**Records:**
— START —

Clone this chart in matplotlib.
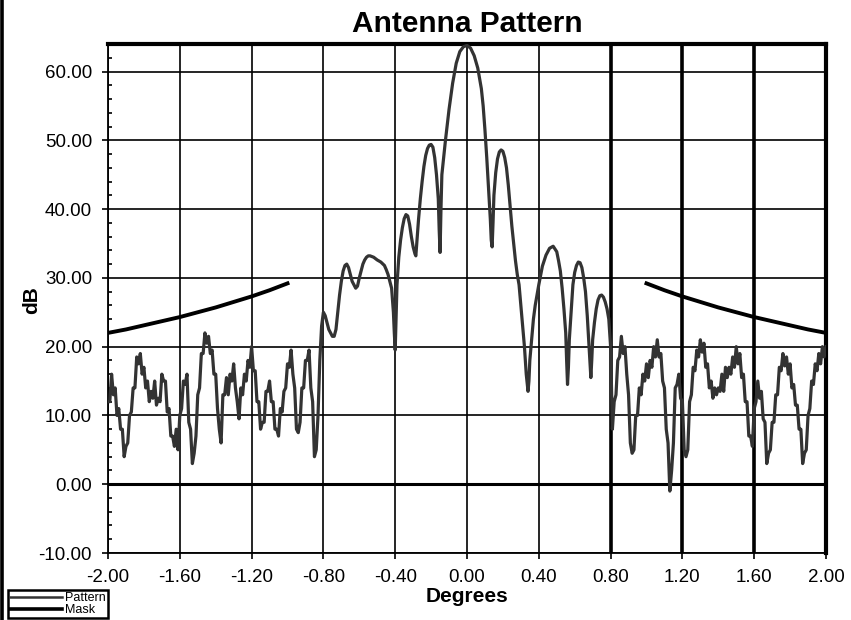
import numpy as np
import matplotlib
matplotlib.use("Agg")
import matplotlib.pyplot as plt
from matplotlib.lines import Line2D

plt.rcParams['font.family'] = ['Liberation Sans', 'DejaVu Sans']
plt.rcParams['axes.unicode_minus'] = False

# far sidelobes, left side: -2.00 .. -0.83 step 0.01
left_deg = np.linspace(-2.00, -0.83, 118)
left_db = [
    12, 12, 16, 13, 14, 10, 11, 8, 8, 4,
    5.5, 6, 10, 10.5, 14, 14, 18.5, 17.5, 19, 16,
    17, 14, 15, 12, 13.5, 12.5, 15, 11.5, 12.5, 12,
    16, 15, 15, 10.5, 11, 7, 7, 5.5, 8, 5,
    10, 11, 15, 14.5, 16, 9, 8, 3, 4.5, 7,
    13, 14, 19, 19, 22, 20.5, 21.5, 19, 19.5, 16,
    16, 11, 8, 6, 13, 13, 15.5, 13, 16, 15,
    17.5, 14, 12, 9.5, 14, 13, 16, 15, 18, 17,
    20, 16.5, 16.5, 12, 12, 8, 9, 9, 13.5, 13.5,
    15, 12, 12, 8, 8, 7, 11, 10.5, 13.5, 14,
    17.5, 17, 19.5, 16, 14, 8, 7.5, 9, 14, 14,
    18, 18, 19.5, 14, 12, 4, 5, 10,
]

# main lobe and near sidelobes
main_deg = [
    -0.82, -0.81, -0.80, -0.79, -0.78, -0.77, -0.76, -0.75, -0.74, -0.73,
    -0.72, -0.71, -0.70, -0.69, -0.68, -0.67, -0.66, -0.65, -0.64, -0.63,
    -0.62, -0.61, -0.60, -0.59, -0.58, -0.57, -0.56, -0.55, -0.54, -0.53,
    -0.52, -0.51, -0.50, -0.48, -0.46, -0.45, -0.44, -0.43, -0.42, -0.41,
    -0.405, -0.40, -0.395, -0.39, -0.38, -0.37, -0.36, -0.35, -0.34, -0.33,
    -0.32, -0.31, -0.30, -0.29, -0.285, -0.28, -0.27, -0.26, -0.25, -0.24,
    -0.23, -0.22, -0.21, -0.20, -0.19, -0.18, -0.17, -0.16, -0.155, -0.15,
    -0.145, -0.14, -0.13, -0.12, -0.10, -0.08, -0.06, -0.04, -0.02, 0.00,
    0.02, 0.04, 0.06, 0.08, 0.09, 0.10, 0.11, 0.12, 0.13, 0.135,
    0.14, 0.145, 0.15, 0.16, 0.17, 0.18, 0.19, 0.20, 0.21, 0.22,
    0.23, 0.24, 0.25, 0.26, 0.27, 0.28, 0.29, 0.30, 0.31, 0.32,
    0.33, 0.34, 0.345, 0.35, 0.36, 0.37, 0.38, 0.39, 0.40, 0.42,
    0.44, 0.46, 0.48, 0.50, 0.51, 0.52, 0.53, 0.54, 0.55, 0.555,
    0.56, 0.565, 0.57, 0.58, 0.59, 0.60, 0.61, 0.62, 0.63, 0.64,
    0.65, 0.66, 0.67, 0.68, 0.69, 0.695, 0.70, 0.71, 0.72, 0.73,
    0.74, 0.75, 0.76, 0.77, 0.78, 0.79, 0.80, 0.81,
]
main_db = [
    18, 23, 25, 24.5, 23.5, 22.5, 22, 21.5, 21.5, 22.5,
    25, 27.5, 29.5, 31, 31.8, 32, 31.5, 30.5, 29.5, 29,
    28.5, 28.8, 30, 31, 32, 32.6, 33, 33.2, 33.2, 33.1,
    33, 32.8, 32.6, 32.3, 31.8, 31.2, 30.5, 29.5, 28.5, 25,
    22, 19.5, 24, 29, 33, 35.5, 37.3, 38.6, 39.2, 39,
    37.8, 36, 34.5, 33.5, 33.2, 35, 38.5, 41.5, 44, 46.2,
    47.8, 48.8, 49.3, 49.4, 49, 47.5, 45, 41.5, 37, 33.7,
    40, 45, 47.5, 50, 54.5, 58.3, 61.2, 62.9, 63.6, 63.8,
    63.4, 62.3, 60.5, 57.5, 55, 51.5, 47.5, 43, 38.5, 35.5,
    34.5, 38, 42, 45.3, 47.3, 48.3, 48.6, 48.4, 47.5, 46,
    43.5, 40.5, 37.5, 35, 32.5, 30.5, 29, 26, 23, 20,
    16, 13.5, 15, 18, 21, 24, 26, 27.5, 29, 31.7,
    33.3, 34.3, 34.6, 33.8, 32.5, 31, 28.5, 25.5, 22, 18,
    14.5, 17, 21, 25, 29, 30.8, 31.8, 32.3, 32.2, 31.5,
    30, 28, 24.5, 20, 15.5, 18, 21, 23.5, 25.5, 26.8,
    27.4, 27.5, 27.2, 26.5, 25.5, 24, 20, 8,
]

# far sidelobes, right side: 0.82 .. 2.00 step 0.01
right_deg = np.linspace(0.82, 2.00, 119)
right_db = [
    12, 13, 18, 18.5, 21.5, 19, 20, 16, 13, 6,
    4.5, 5, 10, 10, 14, 13, 16, 15, 17.5, 15.5,
    18, 17, 20, 18.5, 21, 18.5, 19, 15, 14, 8,
    6, -1, 2, 6, 14, 14.5, 16, 12.5, 12, 5,
    4, 5, 12, 13, 17, 16.5, 19.5, 18.5, 21, 19.2,
    20.5, 17, 17.5, 14, 15, 12.5, 14, 13, 14, 13.5,
    16, 13.5, 17, 15.5, 17, 16, 18.5, 17, 20, 17.5,
    19, 15.5, 16, 12, 12, 7, 7, 5.5, 11, 12,
    15, 12.5, 13.5, 9.5, 9, 3, 4.5, 5, 9, 9,
    13, 13, 17, 16.5, 19, 17.2, 18.5, 16, 17.5, 14,
    14.5, 11.5, 11.5, 8, 8, 3, 4.5, 5, 10, 11,
    15, 14.5, 17.5, 16.5, 19, 17.5, 20, 18.5, 20,
]

mask_left_deg = [-2.0, -1.9, -1.8, -1.7, -1.6, -1.5, -1.4, -1.3, -1.2, -1.1, -1.0]
mask_left_db = [22.0, 22.5, 23.1, 23.7, 24.3, 25.0, 25.7, 26.5, 27.3, 28.2, 29.2]
mask_right_deg = [1.0, 1.1, 1.2, 1.3, 1.4, 1.5, 1.6, 1.7, 1.8, 1.9, 2.0]
mask_right_db = [29.2, 28.2, 27.3, 26.5, 25.7, 25.0, 24.3, 23.7, 23.1, 22.5, 22.0]

x_ticks = [-2.0, -1.6, -1.2, -0.8, -0.4, 0.0, 0.4, 0.8, 1.2, 1.6, 2.0]
y_ticks = [-10, 0, 10, 20, 30, 40, 50, 60]

pattern_deg = np.concatenate([left_deg, main_deg, right_deg])
pattern_db = np.concatenate([left_db, main_db, right_db])

fig = plt.figure(figsize=(8.51, 6.2), dpi=100)
ax = fig.add_axes([108 / 851, 1 - 553 / 620, 718 / 851, 509 / 620])

ax.plot(pattern_deg, pattern_db, color='#333333', lw=2.3, label='Pattern', zorder=3)
ax.plot(mask_left_deg, mask_left_db, color='black', lw=2.8, label='Mask', zorder=4)
ax.plot(mask_right_deg, mask_right_db, color='black', lw=2.8, zorder=4)

ax.set_xlim(-2, 2)
ax.set_ylim(-10, 64)
ax.set_xticks(x_ticks)
ax.set_xticklabels([f"{t:.2f}" for t in x_ticks])
ax.set_yticks(y_ticks)
ax.set_yticklabels([f"{t:.2f}" for t in y_ticks])
ax.set_yticks(np.arange(-10, 64, 2), minor=True)

ax.grid(True, which='major', color='black', lw=1.2)
for line, t in zip(ax.get_xgridlines(), x_ticks):
    if t >= 0.79:
        line.set_linewidth(2.6)
for line, t in zip(ax.get_ygridlines(), y_ticks):
    if t == 0:
        line.set_linewidth(2.2)
ax.set_axisbelow(True)

for side in ['top', 'right']:
    ax.spines[side].set_linewidth(3)
for side in ['left', 'bottom']:
    ax.spines[side].set_linewidth(1.3)

ax.tick_params(axis='both', which='major', direction='out', length=4.5, width=1.2,
               labelsize=13.5, pad=7)
ax.tick_params(axis='y', which='minor', direction='in', length=3, width=1.2)

ax.set_title('Antenna Pattern', fontsize=21.5, fontweight='bold', pad=9)
ax.set_xlabel('Degrees', fontsize=15, fontweight='bold')
ax.xaxis.set_label_coords(0.5, -0.066)
ax.set_ylabel('dB', fontsize=15, fontweight='bold')
ax.yaxis.set_label_coords(-0.093, 0.497)

handles = [Line2D([], [], color='#333333', lw=1.8), Line2D([], [], color='black', lw=2.6)]
leg = fig.legend(handles, ['Pattern', 'Mask'], loc='upper left',
                 bbox_to_anchor=(8 / 851, 1 - 590 / 620), borderaxespad=0,
                 fontsize=9, frameon=True, fancybox=False, edgecolor='black',
                 borderpad=0.15, labelspacing=0.0, handlelength=4.2, handletextpad=0.2)
leg.get_frame().set_linewidth(1.8)
leg.get_frame().set_alpha(1)

# dark strip on the left edge of the original screenshot
fig.add_artist(Line2D([0.0018, 0.0018], [0, 1], color='black', lw=2.6, transform=fig.transFigure))

fig.savefig('out.png', dpi=100)
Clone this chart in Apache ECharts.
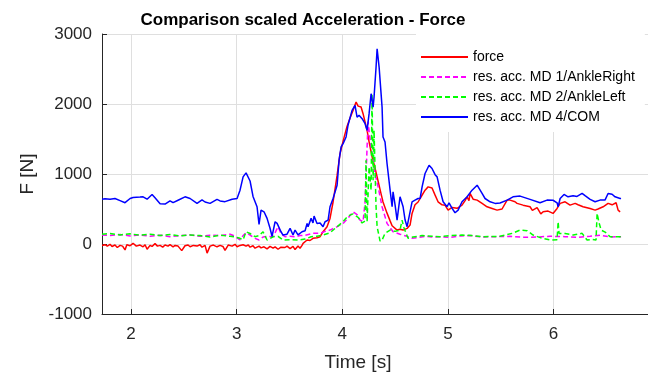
<!DOCTYPE html>
<html>
<head>
<meta charset="utf-8">
<script src="https://cdn.jsdelivr.net/npm/echarts@6/dist/echarts.min.js"></script>
<style>
  html, body { margin: 0; padding: 0; background: #fff; }
  #chart { width: 648px; height: 374px; }
</style>
</head>
<body>
<div id="chart"></div>
<script>
// [time s, F N]
const force = [
  [1.725, -20], [1.740, -40], [1.754, -10], [1.775, -30], [1.801, -5], [1.820, -35], [1.848, -15], [1.870, -50],
  [1.896, -20], [1.920, -30], [1.943, -85], [1.960, -10], [1.991, -25], [2.019, 10], [2.050, -30], [2.085, -15],
  [2.114, -40], [2.133, -10], [2.152, -75], [2.180, -20], [2.199, -35], [2.227, 5], [2.250, -30], [2.275, -20],
  [2.300, -45], [2.322, -15], [2.350, -30], [2.369, -10], [2.398, -40], [2.417, -20], [2.445, -30], [2.480, -95],
  [2.511, -25], [2.540, -15], [2.559, -40], [2.590, -20], [2.625, -30], [2.653, -10], [2.672, -45], [2.701, -20],
  [2.720, -130], [2.748, -30], [2.780, -15], [2.814, -40], [2.843, -20], [2.870, -35], [2.890, -90], [2.920, -15],
  [2.957, -30], [2.985, -5], [3.004, -40], [3.032, -20], [3.061, -10], [3.089, -30], [3.110, -15], [3.127, -45],
  [3.155, -25], [3.174, -60], [3.212, -30], [3.231, -55], [3.259, -40], [3.288, -70], [3.316, -35], [3.345, -60],
  [3.364, -40], [3.392, -75], [3.420, -45], [3.458, -50], [3.477, -30], [3.506, -65], [3.534, -35], [3.553, -80],
  [3.581, -30], [3.600, -60], [3.619, -20], [3.629, 10], [3.667, 57], [3.695, 50], [3.723, 81], [3.761, 90],
  [3.790, 104], [3.818, 175], [3.856, 247], [3.884, 366], [3.913, 600], [3.951, 980], [3.979, 1290], [4.008, 1470],
  [4.045, 1680], [4.074, 1800], [4.102, 1909], [4.131, 2027], [4.150, 1970], [4.178, 1956], [4.197, 1862], [4.235, 1624],
  [4.254, 1460], [4.282, 1250], [4.311, 1078], [4.339, 900], [4.367, 720], [4.386, 600], [4.424, 441], [4.453, 330],
  [4.472, 260], [4.519, 199], [4.547, 210], [4.576, 199], [4.614, 223], [4.642, 271], [4.661, 437], [4.689, 560],
  [4.718, 600], [4.737, 650], [4.784, 769], [4.813, 816], [4.850, 800], [4.879, 698], [4.907, 603], [4.945, 560],
  [4.973, 555], [5.002, 484], [5.040, 522], [5.087, 510], [5.134, 555], [5.163, 620], [5.182, 674], [5.200, 620],
  [5.210, 722], [5.239, 640], [5.277, 627], [5.324, 580], [5.371, 532], [5.419, 508], [5.466, 484], [5.513, 500],
  [5.561, 627], [5.589, 627], [5.636, 603], [5.655, 580], [5.712, 555], [5.778, 532], [5.800, 480], [5.845, 520],
  [5.880, 430], [5.902, 460], [5.949, 470], [5.996, 437], [6.034, 508], [6.063, 580], [6.110, 603], [6.157, 555],
  [6.205, 580], [6.233, 560], [6.280, 532], [6.347, 508], [6.394, 484], [6.422, 500], [6.470, 532], [6.517, 580],
  [6.555, 560], [6.593, 589], [6.612, 484], [6.631, 460]
];

const ankleRight = [
  [1.725, 130], [1.801, 120], [1.896, 135], [1.991, 115], [2.085, 130], [2.180, 110], [2.275, 125], [2.369, 105],
  [2.464, 120], [2.559, 130], [2.653, 110], [2.748, 125], [2.843, 120], [2.938, 140], [2.985, 110], [3.032, 60],
  [3.061, 120], [3.089, 160], [3.127, 128], [3.174, 80], [3.212, 57], [3.250, 100], [3.288, 110], [3.345, 104],
  [3.392, 247], [3.420, 150], [3.458, 104], [3.506, 110], [3.553, 104], [3.600, 120], [3.648, 125], [3.723, 152],
  [3.790, 152], [3.837, 180], [3.884, 199], [3.951, 247], [4.008, 294], [4.055, 370], [4.102, 460], [4.140, 420],
  [4.169, 340], [4.197, 320], [4.216, 600], [4.244, 1750], [4.263, 1500], [4.282, 1300], [4.311, 1000], [4.339, 820],
  [4.377, 532], [4.424, 294], [4.481, 175], [4.547, 140], [4.614, 110], [4.652, 81], [4.708, 90], [4.784, 110],
  [4.850, 100], [4.926, 104], [5.021, 95], [5.116, 115], [5.210, 120], [5.324, 100], [5.447, 104], [5.589, 110],
  [5.712, 95], [5.845, 100], [5.968, 110], [6.110, 105], [6.233, 95], [6.347, 110], [6.441, 125], [6.536, 100],
  [6.640, 104]
];

const ankleLeft = [
  [1.725, 140], [1.801, 150], [1.896, 130], [1.991, 145], [2.085, 125], [2.180, 140], [2.275, 120], [2.369, 135],
  [2.464, 115], [2.559, 130], [2.653, 120], [2.748, 100], [2.843, 125], [2.938, 110], [2.985, 100], [3.032, 81],
  [3.061, 60], [3.089, 175], [3.127, 150], [3.174, 104], [3.212, 120], [3.250, 175], [3.288, 57], [3.316, 80],
  [3.345, 104], [3.392, 110], [3.439, 57], [3.506, 60], [3.581, 57], [3.648, 70], [3.705, 104], [3.761, 110],
  [3.818, 130], [3.884, 160], [3.951, 247], [4.008, 320], [4.055, 400], [4.102, 430], [4.150, 380], [4.188, 300],
  [4.216, 330], [4.225, 1197], [4.235, 318], [4.254, 1101], [4.273, 769], [4.282, 2140], [4.292, 912], [4.301, 1624],
  [4.320, 532], [4.330, 247], [4.358, 40], [4.377, 57], [4.405, 152], [4.453, 199], [4.500, 180], [4.547, 199],
  [4.566, 342], [4.585, 228], [4.623, 81], [4.670, 100], [4.756, 120], [4.850, 110], [4.926, 104], [5.021, 120],
  [5.134, 128], [5.229, 120], [5.333, 104], [5.494, 110], [5.608, 152], [5.684, 199], [5.750, 190], [5.807, 128],
  [5.892, 81], [5.968, 57], [6.034, 60], [6.044, 318], [6.053, 150], [6.110, 150], [6.186, 128], [6.271, 152],
  [6.318, 57], [6.366, 65], [6.403, 57], [6.413, 437], [6.432, 300], [6.451, 199], [6.489, 170], [6.536, 104],
  [6.640, 104]
];

const com = [
  [1.725, 640], [1.754, 645], [1.801, 640], [1.848, 650], [1.896, 620], [1.943, 590], [1.991, 650], [2.019, 665],
  [2.085, 670], [2.114, 674], [2.152, 640], [2.199, 708], [2.227, 660], [2.275, 575], [2.322, 570], [2.369, 617],
  [2.398, 590], [2.445, 625], [2.511, 674], [2.559, 650], [2.625, 580], [2.672, 630], [2.701, 600], [2.748, 580],
  [2.814, 637], [2.843, 615], [2.890, 605], [2.957, 640], [3.004, 650], [3.032, 769], [3.061, 959], [3.089, 1016],
  [3.127, 900], [3.155, 680], [3.193, 532], [3.212, 280], [3.231, 484], [3.259, 460], [3.288, 366], [3.316, 225],
  [3.335, 110], [3.364, 318], [3.383, 294], [3.420, 175], [3.439, 128], [3.477, 140], [3.506, 223], [3.534, 128],
  [3.553, 199], [3.581, 130], [3.619, 175], [3.648, 190], [3.667, 294], [3.676, 247], [3.705, 366], [3.723, 300],
  [3.733, 399], [3.761, 294], [3.790, 300], [3.818, 247], [3.837, 318], [3.866, 342], [3.884, 532], [3.913, 650],
  [3.951, 840], [3.970, 1200], [3.989, 1386], [4.008, 1434], [4.036, 1529], [4.055, 1700], [4.093, 1909], [4.121, 1980],
  [4.140, 1813], [4.159, 1838], [4.188, 1790], [4.216, 1719], [4.235, 1624], [4.254, 1862], [4.273, 2147], [4.292, 1956],
  [4.301, 2098], [4.320, 2526], [4.330, 2788], [4.349, 2526], [4.377, 1956], [4.386, 1529], [4.405, 1457], [4.424, 1150],
  [4.453, 769], [4.472, 532], [4.481, 745], [4.500, 560], [4.519, 342], [4.547, 674], [4.576, 532], [4.595, 342],
  [4.614, 247], [4.661, 603], [4.689, 627], [4.718, 650], [4.737, 650], [4.756, 816], [4.784, 1007], [4.822, 1125],
  [4.850, 1078], [4.879, 990], [4.898, 959], [4.926, 769], [4.955, 603], [4.992, 532], [5.011, 589], [5.040, 508],
  [5.068, 446], [5.097, 484], [5.134, 603], [5.182, 674], [5.229, 769], [5.277, 840], [5.295, 830], [5.324, 722],
  [5.352, 650], [5.400, 603], [5.447, 580], [5.494, 585], [5.561, 627], [5.617, 674], [5.684, 684], [5.778, 637],
  [5.873, 589], [5.939, 627], [5.996, 625], [6.034, 589], [6.044, 532], [6.063, 650], [6.100, 708], [6.138, 674],
  [6.186, 690], [6.223, 680], [6.271, 722], [6.299, 690], [6.347, 637], [6.394, 603], [6.441, 627], [6.489, 630],
  [6.517, 722], [6.555, 710], [6.583, 674], [6.631, 650], [6.640, 650]
];

const seriesNames = ['force', 'res. acc. MD 1/AnkleRight', 'res. acc. MD 2/AnkleLeft', 'res. acc. MD 4/COM'];
const yTicks = [-1000, 0, 1000, 2000, 3000];

const font = 'Liberation Sans, Arial, Helvetica, sans-serif';
const axisColor = '#262626';

function lineSeries (name, data, color, dashed) {
  return {
    name: name,
    type: 'line',
    data: data,
    symbol: 'none',
    smooth: false,
    lineStyle: { color: color, width: 1.5, type: dashed ? [5, 3] : 'solid' },
    itemStyle: { color: color }
  }
}

const chart = echarts.init(document.getElementById('chart'), null, { renderer: 'canvas' });
chart.setOption({
  animation: false,
  backgroundColor: '#fff',
  graphic: [{
    type: 'text',
    x: 303,
    y: 20,
    style: {
      text: 'Comparison scaled Acceleration - Force',
      align: 'center',
      verticalAlign: 'middle',
      fill: '#000',
      font: 'bold 17px ' + font
    }
  }],
  legend: {
    data: seriesNames,
    orient: 'vertical',
    left: 416,
    top: 33,
    padding: [17, 10, 8, 4],
    backgroundColor: '#fff',
    itemWidth: 47,
    itemHeight: 14,
    itemGap: 6,
    itemStyle: { opacity: 0 },
    textStyle: { fontFamily: font, fontSize: 14, color: '#000' },
    z: 10
  },
  grid: { left: 102, right: 0, top: 34, bottom: 60, containLabel: false, outerBoundsMode: 'none' },
  xAxis: {
    type: 'value',
    min: 1.725,
    max: 6.895,
    splitNumber: 5,
    name: 'Time [s]',
    nameLocation: 'middle',
    nameGap: 39,
    nameTextStyle: { fontFamily: font, fontSize: 19, color: axisColor, padding: [0, 34, 0, 0] },
    axisLine: { onZero: false, lineStyle: { color: axisColor, width: 1 } },
    axisTick: { inside: true, length: 5, lineStyle: { color: axisColor } },
    axisLabel: {
      fontFamily: font, fontSize: 17, color: axisColor, margin: 12,
      showMinLabel: false, showMaxLabel: false,
      formatter: v => (Math.abs(v - Math.round(v)) < 1e-6 ? String(Math.round(v)) : '')
    },
    splitLine: { show: true, showMinLine: false, showMaxLine: false, lineStyle: { color: '#dfdfdf', width: 1 } }
  },
  yAxis: {
    type: 'value',
    min: yTicks[0],
    max: yTicks[yTicks.length - 1],
    interval: 1000,
    name: 'F [N]',
    nameLocation: 'middle',
    nameGap: 59,
    nameTextStyle: { fontFamily: font, fontSize: 19, color: axisColor },
    axisLine: { show: true, lineStyle: { color: axisColor, width: 1 } },
    axisTick: { show: true, inside: true, length: 5, lineStyle: { color: axisColor } },
    axisLabel: { fontFamily: font, fontSize: 17, color: axisColor, margin: 10, formatter: v => String(v) },
    splitLine: { show: true, lineStyle: { color: '#dfdfdf', width: 1 } }
  },
  series: [
    lineSeries(seriesNames[0], force, '#ff0000', false),
    lineSeries(seriesNames[1], ankleRight, '#ff00ff', true),
    lineSeries(seriesNames[2], ankleLeft, '#00ff00', true),
    lineSeries(seriesNames[3], com, '#0000ff', false)
  ]
});
</script>
</body>
</html>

— END —

Print exactly the first line of the entries and every line after it through the one that contains "plt.rcParams['axes.unicode_minus'] = False", leaving the pictures out.

**Task answer:**
Clone this chart in matplotlib.
import numpy as np
import matplotlib
matplotlib.use("Agg")
import matplotlib.pyplot as plt
from matplotlib.lines import Line2D

plt.rcParams['font.family'] = ['Liberation Sans', 'DejaVu Sans']
plt.rcParams['axes.unicode_minus'] = False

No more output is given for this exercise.